EU tax transparency rules on the automatic exchange of information between Member States are delivering added-value when it comes to countries’ ability to crack down on tax avoidance, according to an evaluation published on 16 September 2019 by the Commission.
The report provides a first snapshot of the commonly agreed legislation underpinning the exchange of tax information on financial accounts and on the tax rulings that Member States provide multinational companies. For example, in 2017 Member States exchanged information on almost 18,000 tax rulings given to multinationals. The evaluation shows that Member States should now be receiving the information they need to fight tax fraud, evasion, and avoidance, and that the new rules have helped to deter taxpayers from hiding income or assets.

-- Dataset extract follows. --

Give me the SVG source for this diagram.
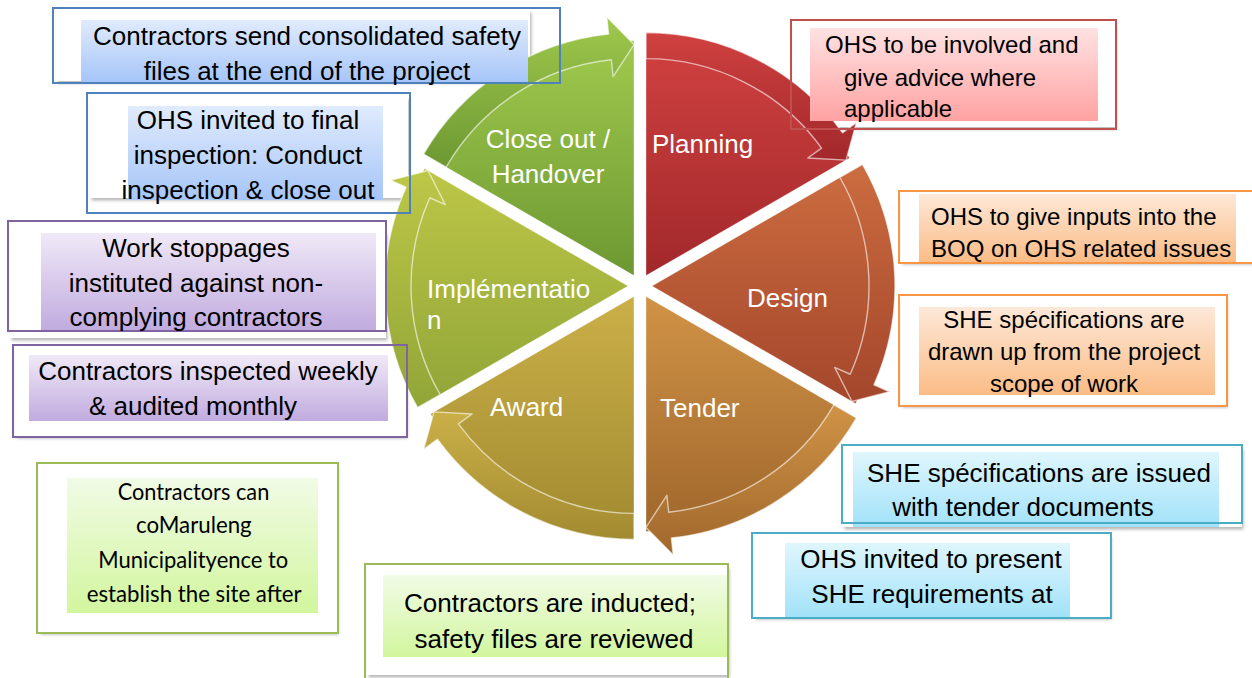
<svg xmlns="http://www.w3.org/2000/svg" width="1252" height="678" viewBox="0 0 1252 678">
<defs>
<style>
.lbl{font-family:"Liberation Sans",Arial,sans-serif;font-size:26px;fill:#ffffff}
.t26{font-family:"Liberation Sans",Arial,sans-serif;font-size:26px;fill:#000000}
.t24{font-family:"Liberation Sans",Arial,sans-serif;font-size:24px;fill:#000000}
.cal{font-family:Lato,"Open Sans",sans-serif;font-size:23px;fill:#000000}
.body{stroke:#ffffff;stroke-opacity:0.35;stroke-width:1}
.arr{stroke:#ffffff;stroke-opacity:0.6;stroke-width:1.4;stroke-linejoin:round}
.bw{fill:#ffffff;filter:url(#sh)}
.bd{fill:none;stroke-width:2}
.b-blue{stroke:#4f81bd}.b-purple{stroke:#8064a2}.b-green{stroke:#9bbb59}
.b-red{stroke:#c0504d}.b-orange{stroke:#f79646}.b-cyan{stroke:#4bacc6}
</style>
<filter id="sh" x="-5%" y="-10%" width="112%" height="130%">
<feDropShadow dx="1.5" dy="2.5" stdDeviation="1.5" flood-color="#000000" flood-opacity="0.28"/>
</filter>
<linearGradient id="gPlan" x1="0" y1="0" x2="0" y2="1"><stop offset="0" stop-color="#d04140"/><stop offset="1" stop-color="#a2282b"/></linearGradient>
<linearGradient id="gDes" x1="0" y1="0" x2="0" y2="1"><stop offset="0" stop-color="#cb6c40"/><stop offset="1" stop-color="#a4462b"/></linearGradient>
<linearGradient id="gTen" x1="0" y1="0" x2="0" y2="1"><stop offset="0" stop-color="#d09346"/><stop offset="1" stop-color="#a0672c"/></linearGradient>
<linearGradient id="gAwd" x1="0" y1="0" x2="0" y2="1"><stop offset="0" stop-color="#cbb048"/><stop offset="1" stop-color="#a28a30"/></linearGradient>
<linearGradient id="gImp" x1="0" y1="0" x2="0" y2="1"><stop offset="0" stop-color="#bdc747"/><stop offset="1" stop-color="#91a538"/></linearGradient>
<linearGradient id="gClo" x1="0" y1="0" x2="0" y2="1"><stop offset="0" stop-color="#a0c94d"/><stop offset="1" stop-color="#6d9832"/></linearGradient>
<linearGradient id="fBlue" x1="0" y1="0" x2="0" y2="1"><stop offset="0" stop-color="#e0ebfd"/><stop offset="1" stop-color="#a6c5f8"/></linearGradient>
<linearGradient id="fRed" x1="0" y1="0" x2="0" y2="1"><stop offset="0" stop-color="#ffe2e2"/><stop offset="1" stop-color="#ffa2a2"/></linearGradient>
<linearGradient id="fOrange" x1="0" y1="0" x2="0" y2="1"><stop offset="0" stop-color="#fde8d8"/><stop offset="1" stop-color="#fbbc86"/></linearGradient>
<linearGradient id="fPurple" x1="0" y1="0" x2="0" y2="1"><stop offset="0" stop-color="#f0e9f7"/><stop offset="1" stop-color="#c1abdf"/></linearGradient>
<linearGradient id="fCyan" x1="0" y1="0" x2="0" y2="1"><stop offset="0" stop-color="#dff6fd"/><stop offset="1" stop-color="#a2e2f9"/></linearGradient>
<linearGradient id="fGreen" x1="0" y1="0" x2="0" y2="1"><stop offset="0" stop-color="#f1fbe6"/><stop offset="1" stop-color="#d2f69e"/></linearGradient>
</defs>
<rect width="1252" height="678" fill="#ffffff"/>

<g id="box-shadows">
<rect class="bw" x="56" y="10" width="474" height="71"/>
<rect class="bw" x="90" y="97" width="318" height="101"/>
<rect class="bw" x="10" y="232" width="376" height="106"/>
<rect class="bw" x="15" y="347" width="391" height="89"/>
<rect class="bw" x="39" y="465" width="298" height="167"/>
<rect class="bw" x="367" y="566" width="361" height="109"/>
<rect class="bw" x="793" y="24" width="322" height="103"/>
<rect class="bw" x="901" y="193" width="360" height="69"/>
<rect class="bw" x="901" y="297" width="325" height="108"/>
<rect class="bw" x="843" y="447" width="399" height="80"/>
<rect class="bw" x="754" y="535" width="356" height="82"/>
</g>

<g id="wheel">
<g id="seg-planning">
<path class="body" fill="url(#gPlan)" d="M646,275.61 L646,40.61 A235,235 0 0 1 849.51,158.11 Z"/>
<path class="arr" fill="url(#gPlan)" d="M646,32.61 A243,243 0 0 1 842.59,132.77 L856.34,122.78 L846.05,160.11 L807.8,158.05 L821.55,148.06 A217,217 0 0 0 646,58.61 Z"/>
<text class="lbl" x="652" y="153">Planning</text>
</g>
<g id="seg-design">
<path class="body" fill="url(#gDes)" d="M652,286 L855.51,168.5 A235,235 0 0 1 855.51,403.5 Z"/>
<path class="arr" fill="url(#gDes)" d="M862.44,164.5 A243,243 0 0 1 873.98,384.83 L889.51,391.74 L852.05,401.5 L834.7,367.34 L850.23,374.25 A217,217 0 0 0 839.92,177.5 Z"/>
<text class="lbl" x="747" y="307">Design</text>
</g>
<g id="seg-tender">
<path class="body" fill="url(#gTen)" d="M646,296.39 L849.51,413.89 A235,235 0 0 1 646,531.39 Z"/>
<path class="arr" fill="url(#gTen)" d="M856.44,417.89 A243,243 0 0 1 671.39,538.05 L673.17,554.96 L646,527.39 L666.9,495.29 L668.68,512.2 A217,217 0 0 0 833.92,404.89 Z"/>
<text class="lbl" x="660" y="417">Tender</text>
</g>
<g id="seg-award">
<path class="body" fill="url(#gAwd)" d="M634,296.39 L634,531.39 A235,235 0 0 1 430.49,413.89 Z"/>
<path class="arr" fill="url(#gAwd)" d="M634,539.39 A243,243 0 0 1 437.41,439.23 L423.66,449.22 L433.95,411.89 L472.2,413.95 L458.45,423.94 A217,217 0 0 0 634,513.39 Z"/>
<text class="lbl" x="490" y="416">Award</text>
</g>
<g id="seg-implementation">
<path class="body" fill="url(#gImp)" d="M628,286 L424.49,403.5 A235,235 0 0 1 424.49,168.5 Z"/>
<path class="arr" fill="url(#gImp)" d="M417.56,407.5 A243,243 0 0 1 406.02,187.17 L390.49,180.26 L427.95,170.5 L445.3,204.66 L429.77,197.75 A217,217 0 0 0 440.08,394.5 Z"/>
<text class="lbl" x="427" y="298">Implémentatio</text>
<text class="lbl" x="427" y="329">n</text>
</g>
<g id="seg-closeout">
<path class="body" fill="url(#gClo)" d="M634,275.61 L430.49,158.11 A235,235 0 0 1 634,40.61 Z"/>
<path class="arr" fill="url(#gClo)" d="M423.56,154.11 A243,243 0 0 1 608.61,33.95 L606.83,17.04 L634,44.61 L613.1,76.71 L611.32,59.8 A217,217 0 0 0 446.08,167.11 Z"/>
<text class="lbl" x="548" y="148" text-anchor="middle">Close out /</text>
<text class="lbl" x="548" y="183" text-anchor="middle">Handover</text>
</g>
</g>

<g id="connectors"></g>

<g id="box-consolidated-files">
<rect x="81" y="20" width="447" height="62" fill="url(#fBlue)"/>
<rect class="bd b-blue" x="53" y="8" width="507" height="75"/>
<text class="t26" x="307" y="45" text-anchor="middle">Contractors send consolidated safety</text>
<text class="t26" x="307" y="80" text-anchor="middle">files at the end of the project</text>
</g>

<g id="box-final-inspection">
<rect x="128" y="106" width="255" height="94" fill="url(#fBlue)"/>
<rect class="bd b-blue" x="87" y="93" width="323" height="120"/>
<text class="t26" x="248" y="129" text-anchor="middle">OHS invited to final</text>
<text class="t26" x="248" y="164" text-anchor="middle">inspection: Conduct</text>
<text class="t26" x="248" y="199" text-anchor="middle">inspection &amp; close out</text>
</g>

<g id="box-work-stoppages">
<rect x="41" y="233" width="335" height="97" fill="url(#fPurple)"/>
<rect class="bd b-purple" x="8" y="221" width="378" height="110"/>
<text class="t26" x="196" y="257" text-anchor="middle">Work stoppages</text>
<text class="t26" x="196" y="292" text-anchor="middle">instituted against non-</text>
<text class="t26" x="196" y="326" text-anchor="middle">complying contractors</text>
</g>

<g id="box-inspected-weekly">
<rect x="29" y="355" width="359" height="66" fill="url(#fPurple)"/>
<rect class="bd b-purple" x="13" y="345" width="394" height="92"/>
<text class="t26" x="208" y="380" text-anchor="middle">Contractors inspected weekly</text>
<text class="t26" x="193" y="415" text-anchor="middle">&amp; audited monthly</text>
</g>

<g id="box-establish-site">
<rect x="67" y="478" width="251" height="135" fill="url(#fGreen)"/>
<rect class="bd b-green" x="37" y="463" width="301" height="170"/>
<text class="cal" x="117.7" y="500" textLength="151.6" lengthAdjust="spacingAndGlyphs">Contractors can</text>
<text class="cal" x="136" y="533" textLength="115.7" lengthAdjust="spacingAndGlyphs">coMaruleng</text>
<text class="cal" x="98.3" y="568" textLength="190" lengthAdjust="spacingAndGlyphs">Municipalityence to</text>
<text class="cal" x="86.7" y="602" textLength="215" lengthAdjust="spacingAndGlyphs">establish the site after</text>
</g>

<g id="box-inducted">
<rect x="383" y="575" width="344" height="82" fill="url(#fGreen)"/>
<rect class="bd b-green" x="365" y="564" width="363" height="130"/>
<text class="t26" x="550" y="612" text-anchor="middle">Contractors are inducted;</text>
<text class="t26" x="554" y="648" text-anchor="middle">safety files are reviewed</text>
</g>

<g id="box-planning-advice">
<rect x="810" y="28" width="288" height="93" fill="url(#fRed)"/>
<rect class="bd b-red" x="791" y="20" width="325" height="109"/>
<text class="t24" x="825" y="53">OHS to be involved and</text>
<text class="t24" x="844" y="86">give advice where</text>
<text class="t24" x="844" y="117">applicable</text>
</g>

<g id="box-boq-inputs">
<rect x="919" y="194" width="317" height="68" fill="url(#fOrange)"/>
<rect class="bd b-orange" x="899" y="191" width="361" height="72"/>
<text class="t24" x="931" y="225">OHS to give inputs into the</text>
<text class="t24" x="931" y="257">BOQ on OHS related issues</text>
</g>

<g id="box-she-drawn">
<rect x="919" y="307" width="296" height="88" fill="url(#fOrange)"/>
<rect class="bd b-orange" x="899" y="295" width="328" height="111"/>
<text class="t24" x="1064" y="328" text-anchor="middle">SHE spécifications are</text>
<text class="t24" x="1064" y="360" text-anchor="middle">drawn up from the project</text>
<text class="t24" x="1064" y="392" text-anchor="middle">scope of work</text>
</g>

<g id="box-she-issued">
<rect x="853" y="452" width="366" height="75" fill="url(#fCyan)"/>
<rect class="bd b-cyan" x="842" y="445" width="400" height="78"/>
<text class="t26" x="1039" y="482" text-anchor="middle">SHE spécifications are issued</text>
<text class="t26" x="1023" y="516" text-anchor="middle">with tender documents</text>
</g>

<g id="box-present-she">
<rect x="785" y="543" width="285" height="74" fill="url(#fCyan)"/>
<rect class="bd b-cyan" x="752" y="533" width="359" height="85"/>
<text class="t26" x="931" y="568" text-anchor="middle">OHS invited to present</text>
<text class="t26" x="932" y="603" text-anchor="middle">SHE requirements at</text>
</g>
</svg>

The Commission continues to encourage all EU countries to make full use of their access to the wealth of useful tax information being made available through the new channels. The report published on 16 September 2019 assesses Council Directive 2011/16/EU on administrative cooperation in the field of direct taxation (Directive on Administrative Cooperation), almost seven years after its entry into application on 1 January 2013. The report analyses the effectiveness, efficiency, coherence, relevance and the benefit of administrative cooperation for the EU Member States. The report itself and more information on the current rules are available. While too recent to examine in this study, even more tax data has now started to be exchanged between Member States, such as on the corporate tax revenues paid by big companies in each country. From next year, Member States will also start sharing intelligence on the tax planning advice being provided by intermediaries in each country.